Damit drehen sich alle Bemühungen um eine Entspannung der Lage weiter im Kreis, weil Athen zwar Forderungen und Wünsche formuliert, aber bislang keine ausreichend konkreten Ideen vorlegt, wie es sich eine Lösung der Krise vorstellt. Das jedenfalls ist der Eindruck, der sich seit Wochen in Berlin breit macht. "Wir wissen tatsächlich nicht, wie sich die neue griechische Regierung den Weg zu einer Lösung vorstellt", heißt es in der Hauptstadt. Dieses Gefühl ist nach Einschätzung vieler Christ- wie Sozialdemokraten im Kabinett der Hauptgrund dafür, warum zuletzt auch Außenminister Frank-Walter Steinmeier (SPD) sehr deutliche Worte wählte.

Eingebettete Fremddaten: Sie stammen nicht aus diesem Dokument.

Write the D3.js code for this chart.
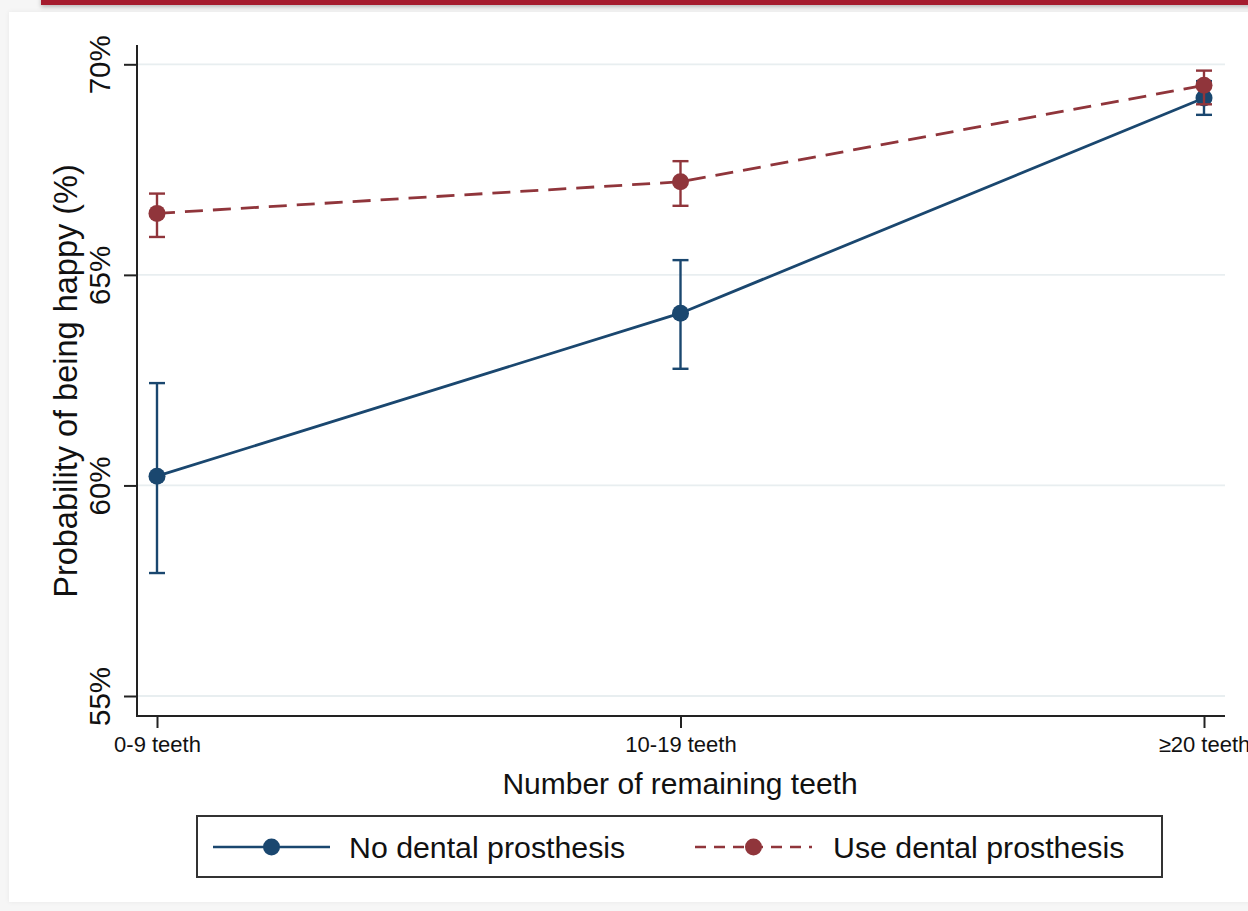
<!DOCTYPE html>
<html>
<head>
<meta charset="utf-8">
<script src="https://cdn.jsdelivr.net/npm/d3@7"></script>
<style>
  html, body { margin: 0; padding: 0; background: #f6f6f6; }
  svg { display: block; font-family: "Liberation Sans", Arial, Helvetica, sans-serif; }
</style>
</head>
<body>
<svg id="chart" width="1248" height="911"></svg>
<script>
// ---- data ----
const categories = ["0-9 teeth", "10-19 teeth", "\u226520 teeth"];
const seriesNames = ["No dental prosthesis", "Use dental prosthesis"];
const noProsthesis     = [60.22, 64.09, 69.20];
const noProsthesisLow  = [57.92, 62.77, 68.80];
const noProsthesisHigh = [62.43, 65.35, 69.60];
const useProsthesis     = [66.46, 67.21, 69.50];
const useProsthesisLow  = [65.90, 66.64, 69.05];
const useProsthesisHigh = [66.93, 67.70, 69.85];
const yTicks = [55, 60, 65, 70];
const yTickLabels = ["55%", "60%", "65%", "70%"];

const series = [
  { name: seriesNames[0], values: noProsthesis, lo: noProsthesisLow, hi: noProsthesisHigh, color: "#1a476f", dash: null },
  { name: seriesNames[1], values: useProsthesis, lo: useProsthesisLow, hi: useProsthesisHigh, color: "#90353b", dash: "18,10" }
];

const svg = d3.select("#chart");

// page chrome
const defs = svg.append("defs");
const f = defs.append("filter").attr("id", "sh").attr("x", "-5%").attr("y", "-50%").attr("width", "110%").attr("height", "300%");
f.append("feDropShadow").attr("dx", 0).attr("dy", 2).attr("stdDeviation", 2).attr("flood-color", "#000").attr("flood-opacity", 0.25);
const f2 = defs.append("filter").attr("id", "sh2").attr("x", "-2%").attr("y", "-2%").attr("width", "104%").attr("height", "104%");
f2.append("feDropShadow").attr("dx", 0).attr("dy", 0).attr("stdDeviation", 2).attr("flood-color", "#000").attr("flood-opacity", 0.06);

svg.append("rect").attr("x", 9).attr("y", 12).attr("width", 1260).attr("height", 890)
  .attr("fill", "#fff").attr("filter", "url(#sh2)");
svg.append("rect").attr("x", 41).attr("y", -5).attr("width", 1220).attr("height", 10)
  .attr("fill", "#a51c2e").attr("filter", "url(#sh)");

// scales
const x = d3.scalePoint().domain(categories).range([157, 1204]);
const y = d3.scaleLinear().domain([55, 70]).range([696, 64.3]);

const axisLeft = 137, axisRight = 1225, axisBottom = 716, axisTop = 45;
const axisColor = "#222";

// gridlines
svg.append("g").selectAll("line").data(yTicks).join("line")
  .attr("x1", axisLeft).attr("x2", axisRight)
  .attr("y1", d => y(d)).attr("y2", d => y(d))
  .attr("stroke", "#e8eef0").attr("stroke-width", 1.8);

// y axis
const yAxis = d3.axisLeft(y).tickValues(yTicks).tickSize(13).tickFormat((d, i) => yTickLabels[i]);
const gy = svg.append("g").attr("transform", `translate(${axisLeft},0)`).call(yAxis);
gy.select(".domain").remove();
gy.selectAll(".tick line").attr("stroke", axisColor).attr("stroke-width", 2);
gy.selectAll(".tick text")
  .attr("font-size", 29.5).attr("fill", "#111")
  .attr("x", 0).attr("dy", 0)
  .attr("text-anchor", "middle")
  .attr("transform", "translate(-27,0) rotate(-90)");
svg.append("line").attr("x1", axisLeft).attr("x2", axisLeft).attr("y1", axisTop).attr("y2", axisBottom + 1)
  .attr("stroke", axisColor).attr("stroke-width", 2);

// x axis
const xAxis = d3.axisBottom(x).tickSize(12).tickPadding(8);
const gx = svg.append("g").attr("transform", `translate(0,${axisBottom})`).call(xAxis);
gx.select(".domain").remove();
gx.selectAll(".tick line").attr("stroke", axisColor).attr("stroke-width", 2);
gx.selectAll(".tick text").attr("font-size", 22).attr("fill", "#111");
svg.append("line").attr("x1", axisLeft - 1).attr("x2", axisRight).attr("y1", axisBottom).attr("y2", axisBottom)
  .attr("stroke", axisColor).attr("stroke-width", 2);

// axis titles
svg.append("text").attr("x", 680).attr("y", 794).attr("text-anchor", "middle")
  .attr("font-size", 30).attr("fill", "#111").text("Number of remaining teeth");
svg.append("text").attr("transform", "translate(77,381) rotate(-90)").attr("text-anchor", "middle")
  .attr("font-size", 32.5).attr("fill", "#111").text("Probability of being happy (%)");

// series
const line = d3.line().x((d, i) => x(categories[i])).y(d => y(d));
series.forEach(s => {
  const g = svg.append("g");
  g.append("path").datum(s.values).attr("d", line)
    .attr("fill", "none").attr("stroke", s.color).attr("stroke-width", 2.8)
    .attr("stroke-dasharray", s.dash);
  categories.forEach((c, i) => {
    const cx = x(c);
    g.append("line").attr("x1", cx).attr("x2", cx).attr("y1", y(s.lo[i])).attr("y2", y(s.hi[i]))
      .attr("stroke", s.color).attr("stroke-width", 2.4);
    [s.lo[i], s.hi[i]].forEach(v => {
      g.append("line").attr("x1", cx - 8).attr("x2", cx + 8).attr("y1", y(v)).attr("y2", y(v))
        .attr("stroke", s.color).attr("stroke-width", 2.4);
    });
  });
  g.selectAll("circle").data(s.values).join("circle")
    .attr("cx", (d, i) => x(categories[i])).attr("cy", d => y(d)).attr("r", 8.5)
    .attr("fill", s.color);
});

// legend
const lg = svg.append("g");
lg.append("rect").attr("x", 197).attr("y", 816).attr("width", 965).attr("height", 61)
  .attr("fill", "#fff").attr("stroke", "#333").attr("stroke-width", 2);
const legendItems = [
  { s: series[0], x1: 213, x2: 330, tx: 349 },
  { s: series[1], x1: 695, x2: 812, tx: 833 }
];
legendItems.forEach(it => {
  const ly = 847;
  lg.append("line").attr("x1", it.x1).attr("x2", it.x2).attr("y1", ly).attr("y2", ly)
    .attr("stroke", it.s.color).attr("stroke-width", 2.6).attr("stroke-dasharray", it.s.dash ? "11,8" : null);
  lg.append("circle").attr("cx", (it.x1 + it.x2) / 2).attr("cy", ly).attr("r", 8.5).attr("fill", it.s.color);
  lg.append("text").attr("x", it.tx).attr("y", ly + 11).attr("font-size", 30.3).attr("fill", "#111").text(it.s.name);
});
</script>
</body>
</html>
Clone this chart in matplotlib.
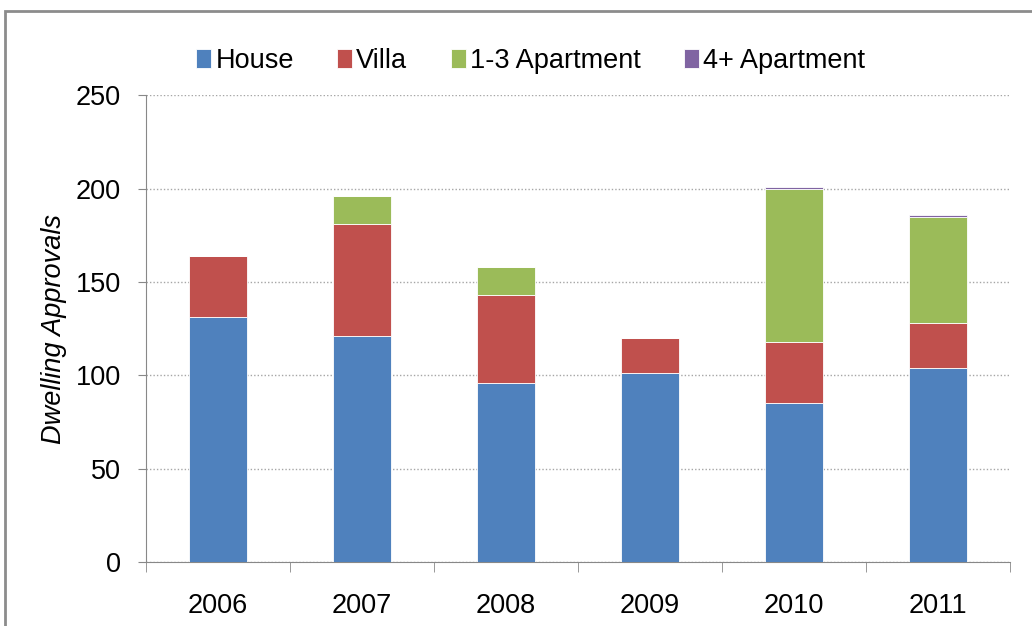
import matplotlib.pyplot as plt
import numpy as np
from matplotlib.patches import Rectangle

plt.rcParams['font.family'] = ['Liberation Sans', 'DejaVu Sans']

years = ['2006', '2007', '2008', '2009', '2010', '2011']
house = [131, 121, 96, 101, 85, 104]
villa = [33, 60, 47, 19, 33, 24]
apt_1_3 = [0, 15, 15, 0, 82, 57]
apt_4 = [0, 0, 0, 0, 1, 1]

series = [('House', house, '#4F81BD'),
          ('Villa', villa, '#C0504D'),
          ('1-3 Apartment', apt_1_3, '#9BBB59'),
          ('4+ Apartment', apt_4, '#8064A2')]

fig = plt.figure(figsize=(10.32, 6.26), dpi=100)
ax = fig.add_axes([0.1415, 0.1022, 0.8372, 0.7458])

x = np.arange(len(years))
bottom = np.zeros(len(years))
for name, vals, col in series:
    vals = np.array(vals, dtype=float)
    ax.bar(x, vals, 0.4, bottom=bottom, color=col, label=name,
           edgecolor='white', linewidth=0.6, zorder=3)
    bottom += vals

ax.set_xlim(-0.5, len(years) - 0.5)
ax.set_ylim(0, 250)
ax.set_yticks(range(0, 251, 50))
ax.set_xticks(x)
ax.set_xticklabels(years)
ax.set_xticks(np.arange(-0.5, len(years)), minor=True)
ax.tick_params(axis='x', which='major', length=0, pad=22, labelsize=19.5)
ax.tick_params(axis='x', which='minor', length=7, color='#888888', direction='out')
ax.tick_params(axis='y', length=6, color='#888888', labelsize=19.5, pad=12)

ax.grid(axis='y', linestyle=(0, (1, 1.5)), color='#A6A6A6', linewidth=1, zorder=0)
for s in ['top', 'right']:
    ax.spines[s].set_visible(False)
ax.spines['left'].set_color('#888888')
ax.spines['bottom'].set_color('#888888')

ax.set_ylabel('Dwelling Approvals', fontsize=19.5, style='italic', labelpad=6)

ax.legend(loc='center', bbox_to_anchor=(0.445, 1.073), ncol=4, frameon=False,
          fontsize=19.5, handlelength=0.55, handleheight=0.7, handletextpad=0.15,
          columnspacing=1.6)

# outer chart border
fig.patches.append(Rectangle((0.005, -0.05), 1.1, 1.032, transform=fig.transFigure,
                             fill=False, edgecolor='#8C8C8C', linewidth=2))

fig.savefig('out.png', dpi=100)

Nach einem Treffen mit dem stellvertretenden griechischen Außenminister Nikos Chountis hatte Steinmeier in Brüssel erklärt, Griechenland solle endlich beginnen, sich mehr auf die Lösung des Schuldenstreits zu konzentrieren und weniger auf Kritik an der deutschen Regierung. Wichtiger seien jetzt konkrete Vorschläge aus Athen, wie die Regierung die europäischen Verpflichtungen erfüllen wolle. Deutlich schärfer war Bundesfinanzminister Wolfgang Schäuble am Montag geworden. Er hatte der griechischen Führung vorgeworfen, sie habe das Vertrauen der Partner zerstört und belüge die eigene Bevölkerung bei der Frage, was noch nötig werde, um das Problem zu lösen.

Der immer rauere Ton, insbesondere zwischen Schäuble und seinem griechischen Kollegen Yanis Varoufakis, und dazu der Ärger über mangelnde griechische Vorschläge, haben denn auch dazu geführt, dass Kanzlerin Merkel am Montag zum Telefonhörer griff, um Premierminister Tsipras nach Berlin einzuladen. Offenkundig halte sie den Zeitpunkt für gekommen, um "mit dem Hauptverantwortlichen in der griechischen Regierung über den Kern des Problems zu sprechen", verlautete aus Regierungskreisen. Bislang sei zu viel über Rand- und Ausweichthemen gesprochen worden, hieß es weiter. Mit einem aber solle man trotzdem nicht rechnen: dass am Montag alle Probleme gelöst würden.

Neben Brüssel und Berlin hat Tsipras aber noch andere Reisepläne: Wie die Regierung in Athen am Dienstag mitteilte, reist der Premier am 8. April nach Moskau. Der Regierungschef folge einer Einladung des russischen Präsidenten Wladimir Putin, so ein Regierungsvertreter. Der Besuch in Moskau war eigentlich für Anfang Mai geplant, anlässlich des 70. Jahrestages des Sieges über Nazi-Deutschland. Nach Angaben der Zeitung Ta Nea steht der Besuch in Verbindung mit der Geldknappheit Griechenlands. Angesichts der Differenzen mit den internationalen Geldgebern habe Athen darauf gedrungen, die Reise vorzuziehen.